Oops, silly me, it's being discussed in this forum.
a_unique_person
14th May 2003, 08:17 PM
I did drive behind one of these buses, and they do seem to be a lot cleaner. I am asthmatic, and diesel is bad news.
However, the farm subsidy side of it is absolutely true.
emerycorp
16th June 2008, 02:54 PM
Biodiesel is certainly not a fraud although making it from virgin corn oil will never make sense. I have a neighbor who goes around and collects 55 gallon drums of used fry oil (mostly from local Asian restaurants) and makes enough diesel fuel for himself and four employees. If I’m not mistaken they estimate their cost per gallon at about 50 cents (although they made a $5k investment in equipment first). There are no issues using biodiesel relative to the more familiar petrol version. Corn yields about 20 gallons of oil per acre-year making it impractical except when recycling used fry oil from a variety of industries (tortilla and potato chip manufacturers come to mind).
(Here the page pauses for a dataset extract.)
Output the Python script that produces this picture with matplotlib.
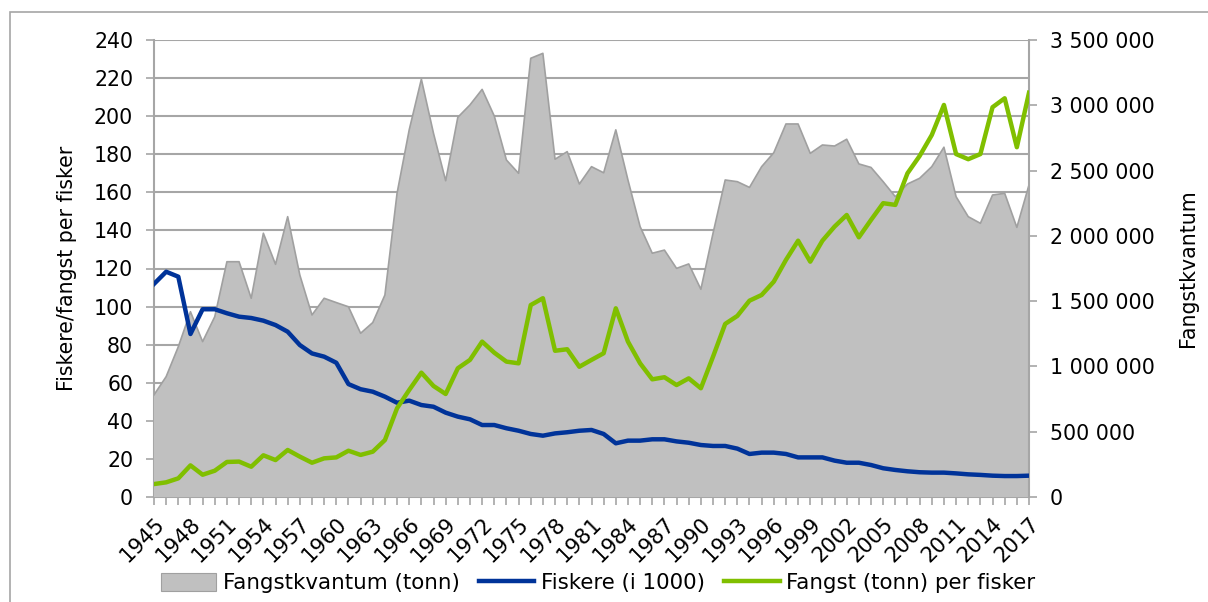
import matplotlib
matplotlib.use("Agg")
import matplotlib.pyplot as plt
from matplotlib.ticker import FuncFormatter, MultipleLocator
from matplotlib.patches import Rectangle, Patch

plt.rcParams['font.family'] = ['DejaVu Sans']

years = list(range(1945, 2018))

fangstkvantum = [
    782000, 922000, 1151000, 1419000, 1190000, 1381000, 1802000, 1802000, 1522000, 2020000,
    1782000, 2147000, 1700000, 1394000, 1522000, 1489000, 1457000, 1254000, 1336000, 1547000,
    2326000, 2812000, 3200000, 2785000, 2422000, 2908000, 3003000, 3122000, 2918000, 2581000,
    2479000, 3360000, 3398000, 2587000, 2645000, 2397000, 2530000, 2483000, 2812000, 2428000,
    2071000, 1867000, 1891000, 1751000, 1785000, 1591000, 2020000, 2428000, 2415000, 2371000,
    2530000, 2637000, 2857000, 2857000, 2632000, 2696000, 2688000, 2740000, 2551000, 2524000,
    2415000, 2300000, 2397000, 2441000, 2530000, 2679000, 2300000, 2147000, 2096000, 2313000,
    2326000, 2065000, 2390000,
]

fiskere = [
    111.9, 118.3, 115.7, 85.6, 98.6, 98.6, 96.5, 94.7, 94.0, 92.6,
    90.3, 86.8, 79.8, 75.4, 73.7, 70.5, 59.3, 56.6, 55.3, 52.7,
    49.5, 50.6, 48.3, 47.4, 44.3, 42.2, 40.8, 37.8, 37.8, 36.1,
    34.8, 33.1, 32.2, 33.4, 34.0, 34.8, 35.2, 33.1, 28.2, 29.6,
    29.6, 30.3, 30.3, 29.2, 28.5, 27.3, 26.8, 26.8, 25.4, 22.6,
    23.3, 23.3, 22.6, 20.8, 20.8, 20.8, 19.1, 18.0, 18.0, 16.8,
    15.1, 14.2, 13.5, 13.0, 12.8, 12.8, 12.4, 11.9, 11.6, 11.2,
    11.0, 11.0, 11.2,
]

fangst_per_fisker = [
    6.8, 7.7, 9.8, 16.6, 11.7, 13.8, 18.4, 18.6, 15.9, 21.9,
    19.4, 24.7, 21.2, 18.0, 20.3, 20.8, 24.3, 22.1, 23.8, 29.9,
    46.6, 56.2, 65.3, 58.3, 54.1, 67.6, 72.0, 81.6, 75.8, 71.1,
    70.2, 100.8, 104.4, 76.8, 77.6, 68.4, 72.0, 75.5, 99.1, 81.6,
    70.2, 61.8, 62.9, 58.8, 62.3, 57.1, 73.7, 90.9, 95.1, 103.1,
    106.1, 113.1, 124.5, 134.6, 123.6, 134.6, 142.0, 148.1, 136.4, 145.5,
    154.3, 153.4, 170.0, 179.1, 190.1, 205.9, 180.1, 177.4, 180.1, 204.7,
    209.4, 183.7, 212.3,
]

label_years = years[::3]
series_names = ['Fangstkvantum (tonn)', 'Fiskere (i 1000)', 'Fangst (tonn) per fisker']

FS = 14.8
GRID = '#a6a6a6'
AREA = '#c0c0c0'
AREA_EDGE = '#a0a0a0'
BLUE = '#003399'
GREEN = '#80bf00'

fig = plt.figure(figsize=(12.08, 6.02), dpi=100)
fig.patch.set_facecolor('white')

# chart-area border
fig.patches.append(Rectangle((10 / 1208, -0.05), 1.1, 1 - 12 / 602 + 0.05,
                             transform=fig.transFigure, fill=False,
                             edgecolor='#a6a6a6', linewidth=1.2))

pos = [154 / 1208, 1 - 497 / 602, (1029 - 154) / 1208, (497 - 40) / 602]

# base axis: left scale, grid
ax = fig.add_axes(pos)
ax.set_xlim(years[0], years[-1])
ax.set_ylim(0, 240)
ax.yaxis.set_major_locator(MultipleLocator(20))
ax.grid(axis='y', color=GRID, linewidth=1.5)
ax.set_axisbelow(True)
for s in ['top', 'right']:
    ax.spines[s].set_visible(False)
for s in ['left', 'bottom']:
    ax.spines[s].set_color(GRID)
    ax.spines[s].set_linewidth(1.5)
ax.tick_params(axis='y', which='both', length=6, width=1.2, color=GRID,
               labelsize=FS, pad=9)
ax.set_xticks(label_years)
ax.set_xticklabels([str(y) for y in label_years], rotation=45, ha='right',
                   rotation_mode='anchor', fontsize=FS + 0.4)
ax.set_xticks(years, minor=True)
ax.tick_params(axis='x', which='both', length=6, width=1.2, color=GRID, pad=6)
ax.set_ylabel('Fiskere/fangst per fisker', fontsize=FS, labelpad=12)

# right axis: area
ax2 = ax.twinx()
ax2.set_ylim(0, 3500000)
ax2.yaxis.set_major_locator(MultipleLocator(500000))
ax2.yaxis.set_major_formatter(FuncFormatter(lambda v, p: format(int(round(v)), ',').replace(',', ' ')))
ax2.fill_between(years, fangstkvantum, 0, facecolor=AREA, edgecolor='none',
                 label=series_names[0])
ax2.plot(years, fangstkvantum, color=AREA_EDGE, linewidth=1.2)
ax2.patch.set_visible(False)
for s in ['top', 'left', 'bottom']:
    ax2.spines[s].set_visible(False)
ax2.spines['right'].set_color(GRID)
ax2.spines['right'].set_linewidth(1.5)
ax2.tick_params(axis='y', length=6, width=1.2, color=GRID, labelsize=FS, pad=9)
ax2.set_ylabel('Fangstkvantum', fontsize=FS, labelpad=17)

# lines axis sharing left scale
ax3 = fig.add_axes(pos, sharex=ax, sharey=ax)
ax3.axis('off')
ax3.patch.set_visible(False)
ax3.plot(years, fiskere, color=BLUE, linewidth=3.2, label=series_names[1],
         solid_joinstyle='round')
ax3.plot(years, fangst_per_fisker, color=GREEN, linewidth=3.2,
         label=series_names[2], solid_joinstyle='round')

handles = [Patch(facecolor=AREA, edgecolor=AREA_EDGE, linewidth=0.8)] + ax3.get_lines()
fig.legend(handles, series_names, loc='center', bbox_to_anchor=(598 / 1208, 1 - 583 / 602),
           ncol=3, frameon=False, fontsize=FS + 0.6, handlelength=2.6, handleheight=0.9,
           handletextpad=0.3, columnspacing=0.9)

fig.savefig('out.png', dpi=100)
I just started a new thread here about a company that recently showed up on the stock market that is developing a variety of algae types for producing vegetable oil suitable for a variety of fuels (claiming yields of 20,000 gallons of oil per acre-year; and even larger amounts not requiring farm land when using their vertical closed loop bio reactor). I’m no expert in this field, which is why I started the new thread for comments. If you're interested you'll find it at:
forums.randi.org/showthread.php?t=116077
There is a youtube link provided.
Steve
Hellbound
17th June 2008, 09:05 AM
Just to point out: Biodiesel and ethanol are NOT the same thing.
Biodiesel does make sense, although it'll never replace petro products (not enough of it). As others have mentioned, you can make biodiesel from used fry oil, which is otherwise thrown out, so it's a good recycling practice. It'd work for limited uses...perhaps cities could use it to power public transportation, providing restaurants with a small "finder's fee" for their waste oil or something.
Ethanol is, essentially, purified moonshine :). It's corn-based alcohol designed for fuel. Unlight biodiesel, which can use waste products, it must use the corn itself. The sugars and starches are what is needed to produce the alcohol. That means that, currently, the balance of ethanol production and food production is a zero-sum game.
Ethanol could be useful if some of the current research in making ethanol from cellulose pans out. IF that works, then the waste products of corn and other plant production (stalks, husks, etc) could be used to make fuel. Again, there isn't enough arable land for this to come anywhere close to a petro replacement, but it could help. I could see farms runnig their own equipment and vehicles from ethanol produced from the waste material, and possibly even fueling the shipping fleets carrying farm goods to markets.
Anyway, neither is the answer to the fuel/energy question. They're useful sidelines, much like wind and solar are currently.
INRM
17th June 2008, 11:18 AM
I never thought it actually burned cleaner... however if it does I'm glad to hear it!
However, what I did know is that it was a lot CHEAPER... it's one of the few chemicals I actually do know how to make myself.
INRM
luchog
17th June 2008, 04:34 PM
Biodiesel does make sense, although it'll never replace petro products (not enough of it). As others have mentioned, you can make biodiesel from used fry oil, which is otherwise thrown out, so it's a good recycling practice. It'd work for limited uses...perhaps cities could use it to power public transportation, providing restaurants with a small "finder's fee" for their waste oil or something.
It doesn't necessarily need to be a recycling product to make sense; and replace a substantial percentage of the current petrol usage (though hardly all, as some have claimed).
Although the algae bio-reaction production of fuel-grade oil looks promising as a future technology, it's not ready now. However, hemp as a feedstock is currently available, and would serve as an excellent interim source of biodiesel due to the fact that it has the highest yield per acre and per total kg of any oil-producing crop, as well as containing a lower percentage of glycerides than most. On top of that, it grows well in marginal land, so it doesn't displace foodcrops like soy and rapeseed do, and it doesn't deplete soil the way many other crops like corn do. Growing for fibre and plowing detrius back into the soil returns nitrogen; so oil and fibre crops could easily be rotated. Rotating with nitrogen-fixing marginal land crops ike clover in a 4-year cycle also generates improved sustainability.